O primeiro diz respeito à alta de juros no Brasil já em vias de acabar, embora o BC tenha feito questão de apontar que não sabe em que altura da Selic será esse desfecho. “O ciclo de aperto de juros está no fim, não existe espaço econômico para altas excessivas e a inflação começa a dar sinais de arrefecimento”, diz. “Isso pode levar a um ciclo de corte de juros, na sequência, para tentar reavivar o Brasil economicamente, uma vez que a variação do PIB para 2022 virá próximo a zero”.

O segundo gatilho para a recuperação da bolsa nacional, explica Penteado, tem um fundo mais técnico. Mora na desconexão atual entre preço de ações, muito baixo, e perspectivas de lucro para as companhias, acima de boa parte dos valores de face dos papéis de empresas vendidos no Brasil. Em tese, no longo prazo, esses dois fatores tendem a se emparelhar. E, portanto, ações a se valorizar. “Estamos próximos à mínima dos últimos 20 anos e muito abaixo da média de preços dos últimos 10 anos”, explica. “Portanto, ou a bolsa sobe ou os resultados das empresas precisam cair muito para justificar o atual patamar do Ibovespa.”

Isabel Lemos, gestora do fundo Fator Ações, se diz “cautelosamente otimista” para enfrentar os desafios colocados para 2022. Pondera sobre as volatilidades que vislumbra – em especial, alimentadas pelas incertezas fiscais sobre os próximos anos, que estarão em busca de respostas nas eleições, pela retirada de estímulos no exterior. E aponta, sobretudo, para o mesmo segundo ponto levantado por Penteado para justificar o clima com que irá colocar seu pé no próximo ano.

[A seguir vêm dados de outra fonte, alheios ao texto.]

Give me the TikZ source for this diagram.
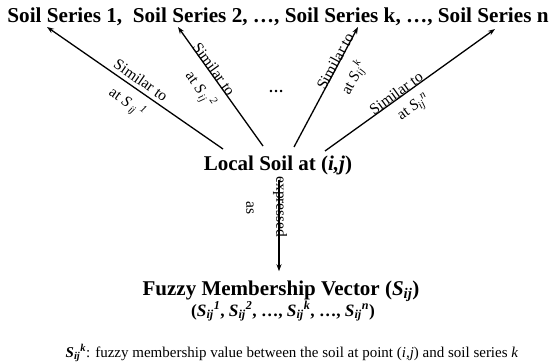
\documentclass[tikz,border=0pt]{standalone}
\usepackage{fontspec}
\setmainfont{Liberation Serif}
\usetikzlibrary{arrows.meta, positioning}

\begin{document}
\begin{tikzpicture}[
    x=1pt, y=-1pt,
    head/.style={font=\fontsize{21.2}{23}\selectfont\bfseries, inner sep=0pt, anchor=base},
    soil/.style={font=\fontsize{21}{23}\selectfont\bfseries, inner sep=0pt, anchor=base},
    lbl/.style={font=\fontsize{15.5}{17}\selectfont, inner sep=0pt},
    note/.style={font=\fontsize{15}{17}\selectfont, inner sep=0pt, anchor=base},
    arr/.style={-{Stealth[length=7pt, width=5pt]}, line width=1.3pt}
]
\useasboundingbox (0,0) rectangle (550,364);

% nodes
\node[head] (series) at (278,23) {Soil Series 1,\ \ Soil Series 2, \dots, Soil Series k, \dots, Soil Series n};
\node[soil] (local) at (278,170) {Local Soil at (\textit{i,j})};
\node[soil] (fuzzy) at (281,295) {Fuzzy Membership Vector (\textit{S\textsubscript{ij}})};
\node[soil, font=\fontsize{17.3}{19}\selectfont\bfseries\itshape] (vec) at (283,316)
  {\upshape(\itshape S\textsubscript{ij}\textsuperscript{1}\upshape, \itshape S\textsubscript{ij}\textsuperscript{2}\upshape, \dots, \itshape S\textsubscript{ij}\textsuperscript{k}\upshape, \dots, \itshape S\textsubscript{ij}\textsuperscript{n}\upshape)};
\node[note] (key) at (292,357) {\textbf{\textit{S\textsubscript{ij}\textsuperscript{k}}}: fuzzy membership value between the soil at point (\textit{i,j}) and soil series \textit{k}};
\node[lbl, font=\fontsize{15}{17}\selectfont\bfseries] (dots) at (276,91) {\dots};

% arrow ends
\coordinate (a1) at (223,149);
\coordinate (a2) at (263,146);
\coordinate (a3) at (294,147);
\coordinate (a4) at (325,151);
\coordinate (t1) at (47,27);
\coordinate (t2) at (178,27);
\coordinate (t3) at (358,27);
\coordinate (t4) at (495,29);

\draw[arr] (a1) -- (t1);
\draw[arr] (a2) -- (t2);
\draw[arr] (a3) -- (t3);
\draw[arr] (a4) -- (t4);
\draw[arr] ([xshift=1pt, yshift=-5pt]local.south) -- ([xshift=-2pt, yshift=9pt]fuzzy.north);

% labels on arrows
\node[lbl, rotate=-35] (sim1) at (141,80) {Similar to};
\node[lbl, rotate=-35] (at1) at (127,103) {at \textit{S}\,\textsubscript{\textit{ij}}\,\textsuperscript{\textit{1}}};
\node[lbl, rotate=-54.5] (sim2) at (214,69) {Similar to};
\node[lbl, rotate=-54.5] (at2) at (200,90) {at \textit{S}\,\textsubscript{\textit{ij}}\,\textsuperscript{\textit{2}}};
\node[lbl, rotate=61.7] (sim3) at (335,61) {Similar to};
\node[lbl, rotate=61.7] (at3) at (354,78) {at \textit{S}\textsubscript{\textit{ij}}\textsuperscript{\textit{k}}};
\node[lbl, rotate=36] (sim4) at (396,93) {Similar to};
\node[lbl, rotate=36] (at4) at (414,108) {at \textit{S}\textsubscript{\textit{ij}}\textsuperscript{\textit{n}}};
\node[lbl, rotate=-90] (expr) at (280,207) {expressed};
\node[lbl, rotate=-90] (as) at (250,208) {as};
\end{tikzpicture}
\end{document}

“Parece haver alguma assimetria entre os preços de ações e as perspectivas de mais longo prazo. Esse efeito aconteceu devido a uma forte aversão a risco, muitas vezes, numa intensidade não justificada quando se analisa um horizonte maior. O setor de varejo e serviços, mesmo com incertezas colocadas sobre o crescimento nacional no curto prazo, oferece bom atrativo no médio”, diz, recomendando aos investidores o mesmo sangue frio necessário aos gestores no dia a dia. “As oportunidades muitas vezes surgem na volatilidade, e neste momento é preciso se ater na análise da empresa e aproveitar para aumentar a exposição ou entrar num papel.”

Ou seja, se o retrovisor da comparação da bolsa brasileira com as demais assusta, também pode estar justamente a vantagem do mercado acionário nacional em relação aos demais. Sim, motivos para cair não faltaram. Mas depois de ficar tão barata, o campo de alta a ser eventualmente explorado também é relativamente maior. É preciso, no entanto, o que já está ruim, no cenário político e econômico, não ficar ainda pior.